Most fans of Celtic culture already know that Dracula is the Irish creation of Bram Stoker, who wrote that scary novel, but there’s also a vampire that resides right smack in the middle of Ireland.
​
Dearg-Due, an Irish name meaning “red blood sucker,” is a female demon that seduces men and then drains them of their blood.

According to Celtic legend, an Irish woman, who was known throughout the country for her beauty, fell in love with a local peasant, which was unacceptable to her father.

Her father forced her into an arranged marriage with a rich man who treated her terribly, and eventually she committed suicide.

She was buried near Strongbow’s Tree in Waterford, but one night she rose from her grave to seek revenge on her father and husband, sucking their blood until they dropped dead.
Now known as Dearg-Due, the vampire rises once a year, using her beauty to lure men to their deaths. And there is only one way to defeat Dearg-due.

To prevent this vamp from rising from the grave, you simply build a pile of stones over her grave. It won’t kill her, but at least you’ll hold her off until next year.
​
While there is no confirmed link, some think that the legend of Count Dracula might have, in some small way, stemmed from the myth of the Dearg-Due. 

Written in 1897 by Abraham (Bram) Stoker, a born and raised Irishman, Dracula, though highly praised by critics, was initially not the overwhelming blockbuster we know today.  Stoker had been studying and researching European folklore for many years prior to the writing of the novel, and of course, legends of Nosferatu and Vlad the Impaler were well-known …and well-feared …throughout the lands of Transylvania and Romania, where Stoker was then vacationing.

In his youth, Bram was a very sickly boy. Bedridden until the age of seven, his time was often filled by stories told to him by his mother, Charlotte. Even though Charlotte was a charity worker by trade, she was also an aspiring writer, so it stands to reason that her imagination and storytelling ability was formidable. Her own childhood was littered with images of the cholera epidemic that ravaged the country in 1832, which no doubt gave her dark stories an even more decidedly morbid edge.
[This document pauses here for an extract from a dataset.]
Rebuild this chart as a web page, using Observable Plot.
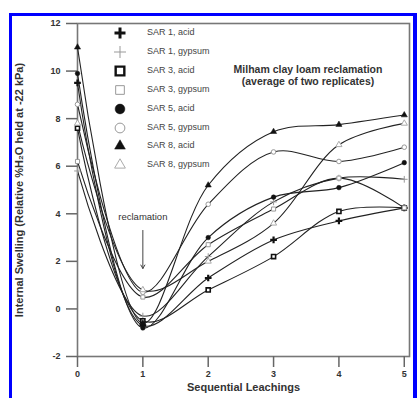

Young Bram was enthralled, and his imagination went merrily along with hers.

As natives of folklore-steeped Ireland in the early-to-mid 1800s, survivors of the Irish Potato Famine (and the various assortment of horrors that followed in its wake), it is possible that not only was the legend of the Dearg-Due known to the Stokers… but that a fragment of her lore, no matter how small, was imprinted into the pages of Dracula.

There is further evidence even in the names of each of these “monsters.” Dearg-Due in Irish is pronounced DAH-ruhg DU-ah / DAH-ruh-guh DU-ah). Dahrughduah and Dracula - pretty close if not originating from the same ancient legend.